#### Task instructions
Please give back word for word the lines below, from the first one through the one with "[day] (d45) at".

★ ★ ★ ★

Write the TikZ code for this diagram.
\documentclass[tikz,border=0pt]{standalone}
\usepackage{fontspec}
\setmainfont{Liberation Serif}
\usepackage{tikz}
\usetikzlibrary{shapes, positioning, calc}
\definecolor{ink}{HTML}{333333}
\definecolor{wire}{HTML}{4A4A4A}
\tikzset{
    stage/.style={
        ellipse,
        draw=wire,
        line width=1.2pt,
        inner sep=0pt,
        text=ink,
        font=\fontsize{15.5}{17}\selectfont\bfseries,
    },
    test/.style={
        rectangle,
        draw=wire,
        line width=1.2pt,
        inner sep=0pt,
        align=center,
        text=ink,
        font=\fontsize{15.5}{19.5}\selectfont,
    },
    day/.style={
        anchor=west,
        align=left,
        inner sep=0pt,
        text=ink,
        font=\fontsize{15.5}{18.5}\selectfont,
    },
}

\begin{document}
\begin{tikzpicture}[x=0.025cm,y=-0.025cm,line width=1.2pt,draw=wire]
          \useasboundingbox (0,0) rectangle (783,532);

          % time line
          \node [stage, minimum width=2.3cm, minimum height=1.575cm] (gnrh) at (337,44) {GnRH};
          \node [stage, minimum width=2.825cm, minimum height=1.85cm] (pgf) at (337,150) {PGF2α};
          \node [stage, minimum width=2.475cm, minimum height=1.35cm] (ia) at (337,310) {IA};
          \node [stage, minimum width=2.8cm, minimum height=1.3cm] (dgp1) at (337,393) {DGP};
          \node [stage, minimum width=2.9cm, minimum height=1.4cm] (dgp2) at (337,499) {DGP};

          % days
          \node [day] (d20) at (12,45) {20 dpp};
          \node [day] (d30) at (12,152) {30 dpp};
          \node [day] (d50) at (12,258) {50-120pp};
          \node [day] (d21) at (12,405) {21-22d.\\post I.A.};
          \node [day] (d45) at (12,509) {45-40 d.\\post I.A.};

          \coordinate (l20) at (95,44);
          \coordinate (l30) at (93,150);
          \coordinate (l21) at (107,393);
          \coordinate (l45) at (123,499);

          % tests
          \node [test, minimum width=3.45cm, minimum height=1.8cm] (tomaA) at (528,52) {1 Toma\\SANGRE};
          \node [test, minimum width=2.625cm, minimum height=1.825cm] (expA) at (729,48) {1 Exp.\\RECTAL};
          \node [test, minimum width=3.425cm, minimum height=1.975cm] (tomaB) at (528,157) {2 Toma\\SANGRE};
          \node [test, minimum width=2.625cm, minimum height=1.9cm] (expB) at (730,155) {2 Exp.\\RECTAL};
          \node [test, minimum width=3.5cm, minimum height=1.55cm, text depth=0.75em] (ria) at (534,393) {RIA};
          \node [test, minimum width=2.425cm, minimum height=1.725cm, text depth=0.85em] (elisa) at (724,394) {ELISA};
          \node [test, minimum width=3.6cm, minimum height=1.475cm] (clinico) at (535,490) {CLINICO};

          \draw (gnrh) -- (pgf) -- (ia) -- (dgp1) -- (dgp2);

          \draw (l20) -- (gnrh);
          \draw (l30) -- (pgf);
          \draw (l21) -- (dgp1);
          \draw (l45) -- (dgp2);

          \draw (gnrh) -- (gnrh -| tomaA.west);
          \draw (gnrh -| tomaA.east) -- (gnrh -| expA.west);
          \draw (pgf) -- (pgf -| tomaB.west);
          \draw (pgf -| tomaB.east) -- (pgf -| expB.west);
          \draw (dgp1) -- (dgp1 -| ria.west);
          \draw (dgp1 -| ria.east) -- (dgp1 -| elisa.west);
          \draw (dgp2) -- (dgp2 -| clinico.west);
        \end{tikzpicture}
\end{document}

★ ★ ★ ★

#### Worked answer
Write the TikZ code for this diagram.
\documentclass[tikz,border=0pt]{standalone}
\usepackage{fontspec}
\setmainfont{Liberation Serif}
\usepackage{tikz}
\usetikzlibrary{shapes, positioning, calc}
\definecolor{ink}{HTML}{333333}
\definecolor{wire}{HTML}{4A4A4A}
\tikzset{
    stage/.style={
        ellipse,
        draw=wire,
        line width=1.2pt,
        inner sep=0pt,
        text=ink,
        font=\fontsize{15.5}{17}\selectfont\bfseries,
    },
    test/.style={
        rectangle,
        draw=wire,
        line width=1.2pt,
        inner sep=0pt,
        align=center,
        text=ink,
        font=\fontsize{15.5}{19.5}\selectfont,
    },
    day/.style={
        anchor=west,
        align=left,
        inner sep=0pt,
        text=ink,
        font=\fontsize{15.5}{18.5}\selectfont,
    },
}

\begin{document}
\begin{tikzpicture}[x=0.025cm,y=-0.025cm,line width=1.2pt,draw=wire]
          \useasboundingbox (0,0) rectangle (783,532);

          % time line
          \node [stage, minimum width=2.3cm, minimum height=1.575cm] (gnrh) at (337,44) {GnRH};
          \node [stage, minimum width=2.825cm, minimum height=1.85cm] (pgf) at (337,150) {PGF2α};
          \node [stage, minimum width=2.475cm, minimum height=1.35cm] (ia) at (337,310) {IA};
          \node [stage, minimum width=2.8cm, minimum height=1.3cm] (dgp1) at (337,393) {DGP};
          \node [stage, minimum width=2.9cm, minimum height=1.4cm] (dgp2) at (337,499) {DGP};

          % days
          \node [day] (d20) at (12,45) {20 dpp};
          \node [day] (d30) at (12,152) {30 dpp};
          \node [day] (d50) at (12,258) {50-120pp};
          \node [day] (d21) at (12,405) {21-22d.\\post I.A.};
          \node [day] (d45) at (12,509) {45-40 d.\\post I.A.};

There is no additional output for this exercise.